In trying to capture the significance of the radicalization of today's Republican Party, it's sometimes helpful to take note of who has been pushed from the GOP mainstream. Federal Reserve Chairman Ben Bernanke, for example, used to be considered a conservative Republican. But since he believes in using monetary policy to improve the economy, today's GOP considers him too liberal.
Ronald Reagan used to be considered a Republican on a near-demigod status, but he's practically a Democrat by 21st century standards.
And then there's Richard Posner, a conservative judicial icon and Reagan appointee, who marvels at what's become of his party.
Judge Richard Posner, a conservative on the 7th U.S. Circuit Court of Appeals in Chicago, has long been one of the nation's most respected and admired legal thinkers on the right.
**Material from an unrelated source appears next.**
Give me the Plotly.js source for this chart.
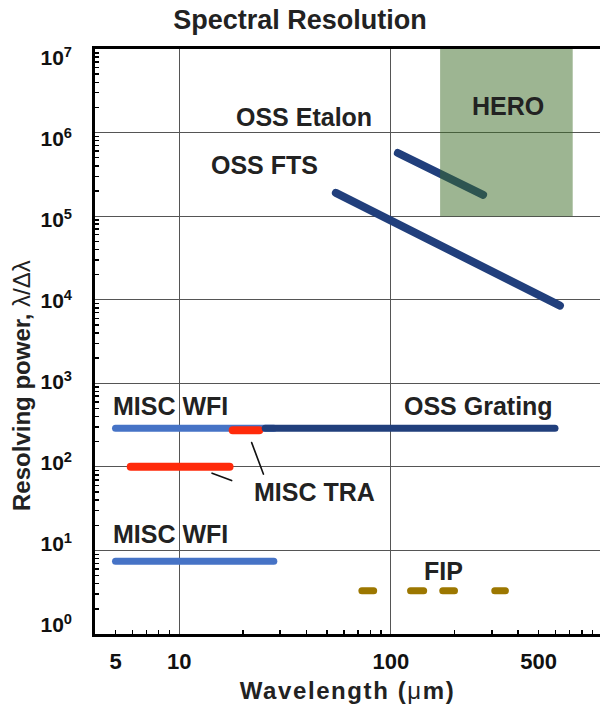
<!DOCTYPE html>
<html><head><meta charset="utf-8">
<script src="https://cdn.plot.ly/plotly-3.0.1.min.js"></script>
<style>
html,body{margin:0;padding:0;background:#fff}
#chart{width:600px;height:706px}
.js-line{stroke-linecap:round}
.xtitle{letter-spacing:1.6px}
</style></head><body><div id="chart"></div>
<script>
// ---- data (wavelength in micron, resolving power) ----
const heroX = [171, 171, 724, 724, 171];
const heroR = [1e5, 1e7, 1e7, 1e5, 1e5];
const etalonX = [108, 273];
const etalonR = [5.7e5, 1.8e5];
const ftsX = [55, 630];
const ftsR = [1.9e5, 8.5e3];
const gratingX = [25.5, 597];
const gratingR = [290, 290];
const wfiX = [5.0, 28];
const wfiHighR = [290, 290];
const wfiLowR = [7.4, 7.4];
const traHighX = [17.9, 23.9];
const traHighR = [275, 275];
const traLowX = [5.9, 17.3];
const traLowR = [100, 100];
const fipX = [73, 83, null, 124, 143, null, 176, 200, null, 310, 348];
const fipR = [3.3, 3.3, null, 3.3, 3.3, null, 3.3, 3.3, null, 3.3, 3.3];
const leaderX = [22, 25, null, 14.3, 17.7];
const leaderR = [195, 82, null, 84, 68.5];

const labelText = ['OSS Etalon', 'OSS FTS', 'HERO', 'MISC WFI', 'OSS Grating', 'MISC TRA', 'MISC WFI', 'FIP'];
const labelX = [38.9, 25.4, 358, 9.12, 259, 43.4, 9.12, 177];
const labelR = [1.54e6, 4.09e5, 2.08e6, 530, 530, 49.5, 15.8, 5.7];

const xTickVals = [5, 10, 100, 500];
const xTickText = ['5', '10', '100', '500'];
const xGridVals = [10, 100];
const xMinor = [5, 6, 7, 8, 9, 20, 30, 40, 50, 60, 70, 80, 90, 200, 300, 400, 500, 600, 700, 800, 900];
const yTickVals = [1, 10, 100, 1e3, 1e4, 1e5, 1e6, 1e7];
const yTickText = ['10<sup>0</sup>', '10<sup>1</sup>', '10<sup>2</sup>', '10<sup>3</sup>', '10<sup>4</sup>', '10<sup>5</sup>', '10<sup>6</sup>', '10<sup>7</sup>'];
const yMinor = [];
for (let n = 0; n < 7; n++) for (let k = 2; k <= 9; k++) yMinor.push(k * Math.pow(10, n));

// ---- styles ----
const FONT = 'Liberation Sans, Arial, Helvetica, sans-serif';
const DARK = '#213f7c';
const WFI = '#4673c6';
const RED = '#ff2a0a';
const FIP = '#9c7700';
const TXT = '#222222';

function seg(x, y, color, width) {
  return {x: x, y: y, type: 'scatter', mode: 'lines', connectgaps: false,
    line: {color: color, width: width}, hoverinfo: 'skip', showlegend: false};
}

const traces = [
  seg(ftsX, ftsR, DARK, 8),
  seg(etalonX, etalonR, DARK, 8),
  seg(wfiX, wfiHighR, WFI, 7),
  seg(traHighX, traHighR, RED, 8),
  seg(gratingX, gratingR, DARK, 7),
  seg(traLowX, traLowR, RED, 8),
  seg(wfiX, wfiLowR, WFI, 7),
  seg(fipX, fipR, FIP, 7),
  seg(leaderX, leaderR, '#111', 1.6),
  {x: heroX, y: heroR, type: 'scatter', mode: 'lines', fill: 'toself',
   fillcolor: 'rgba(59,107,37,0.5)', line: {width: 0, color: 'rgba(0,0,0,0)'},
   hoverinfo: 'skip', showlegend: false},
  {x: [], y: [], xaxis: 'x2', yaxis: 'y', type: 'scatter', showlegend: false},
  {x: [], y: [], xaxis: 'x', yaxis: 'y3', type: 'scatter', showlegend: false}
];

const xr = [Math.log10(4), 2.9887];
const yr = [0, 7];

const annotations = labelText.map((t, i) => ({
  x: Math.log10(labelX[i]), y: Math.log10(labelR[i]), xref: 'x', yref: 'y',
  text: t, showarrow: false, xanchor: 'center', yanchor: 'middle',
  font: {family: FONT, size: 25, color: TXT, weight: 'bold'}
}));
annotations.push({
  xref: 'paper', yref: 'paper', x: 0, y: 0.424, xshift: -73,
  xanchor: 'center', yanchor: 'middle', textangle: -90, showarrow: false,
  text: 'Resolving power, <span style="font-weight:normal">λ/Δλ</span>',
  font: {family: FONT, size: 24, color: TXT, weight: 'bold'}
});

const layout = {
  width: 600, height: 706,
  margin: {l: 95, r: 0, t: 49, b: 72},
  paper_bgcolor: '#fff', plot_bgcolor: '#fff',
  showlegend: false,
  title: {text: 'Spectral Resolution', x: 0.5, xref: 'container', xanchor: 'center',
          y: 1 - 20 / 706, yref: 'container', yanchor: 'middle',
          font: {family: FONT, size: 27, color: TXT, weight: 'bold'}},
  xaxis: {
    type: 'log', range: xr, tickmode: 'array', tickvals: xTickVals, ticktext: xTickText,
    showgrid: false, zeroline: false, ticks: '', showline: true, linecolor: '#000', linewidth: 3,
    mirror: true, ticklabelstandoff: 6,
    tickfont: {family: FONT, size: 22, color: '#111', weight: 'bold'},
    minor: {tickmode: 'array', tickvals: xMinor, ticks: 'inside', ticklen: 4, tickwidth: 1.5, tickcolor: '#000', showgrid: false},
    title: {text: 'Wavelength (<span style="font-weight:normal">μ</span>m)', standoff: 9,
            font: {family: FONT, size: 24, color: TXT, weight: 'bold'}}
  },
  xaxis2: {
    type: 'log', range: xr, overlaying: 'x', anchor: 'y', tickmode: 'array', tickvals: xGridVals,
    showticklabels: false, ticks: '', showgrid: true, gridcolor: '#555', gridwidth: 1.2,
    showline: false, zeroline: false
  },
  yaxis: {
    type: 'log', range: yr, tickmode: 'array', tickvals: yTickVals, showticklabels: false,
    showgrid: true, gridcolor: '#555', gridwidth: 1.2, zeroline: false, ticks: '',
    showline: true, linecolor: '#000', linewidth: 3,
    minor: {tickmode: 'array', tickvals: yMinor, ticks: 'inside', ticklen: 4, tickwidth: 1.5, tickcolor: '#000', showgrid: false}
  },
  yaxis3: {
    type: 'log', range: [-0.111, 7.111], overlaying: 'y', anchor: 'x', side: 'left',
    tickmode: 'array', tickvals: yTickVals, ticktext: yTickText, showgrid: false,
    zeroline: false, ticks: '', showline: false, ticklabelstandoff: 22,
    tickfont: {family: FONT, size: 21, color: '#111', weight: 'bold'}
  },
  annotations: annotations
};

Plotly.newPlot('chart', traces, layout, {displayModeBar: false, staticPlot: true});
</script></body></html>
But in an interview with NPR, he expressed exasperation at the modern Republican Party, and confessed that he has become "less conservative" as a result.Posner expressed admiration for President Ronald Reagan and the economist Milton Friedman, two pillars of conservatism. But over the past 10 years, Posner said, "there's been a real deterioration in conservative thinking. And that has to lead people to re-examine and modify their thinking.""I've become less conservative since the Republican Party started becoming goofy," he said.
Congratulations, GOP. You've even gone too far for Posner.
What's more, looking at the reaction to the Supreme Court's ruling on the Affordable Care Act, and the right's apoplexy towards Chief Justice John Roberts, Posner added, "Because if you put [yourself] in his position ... what's he supposed to think? That he finds his allies to be a bunch of crackpots? Does that help the conservative movement? I mean, what would you do if you were Roberts? All the sudden you find out that the people you thought were your friends have turned against you, they despise you, they mistreat you, they leak to the press. What do you do? Do you become more conservative? Or do you say, 'What am I doing with this crowd of lunatics?' Right? Maybe you have to re-examine your position."
Keep in mind, when Posner uses words like "lunatics" and "crackpots," he's apparently referring to the other conservatives on the U.S. Supreme Court.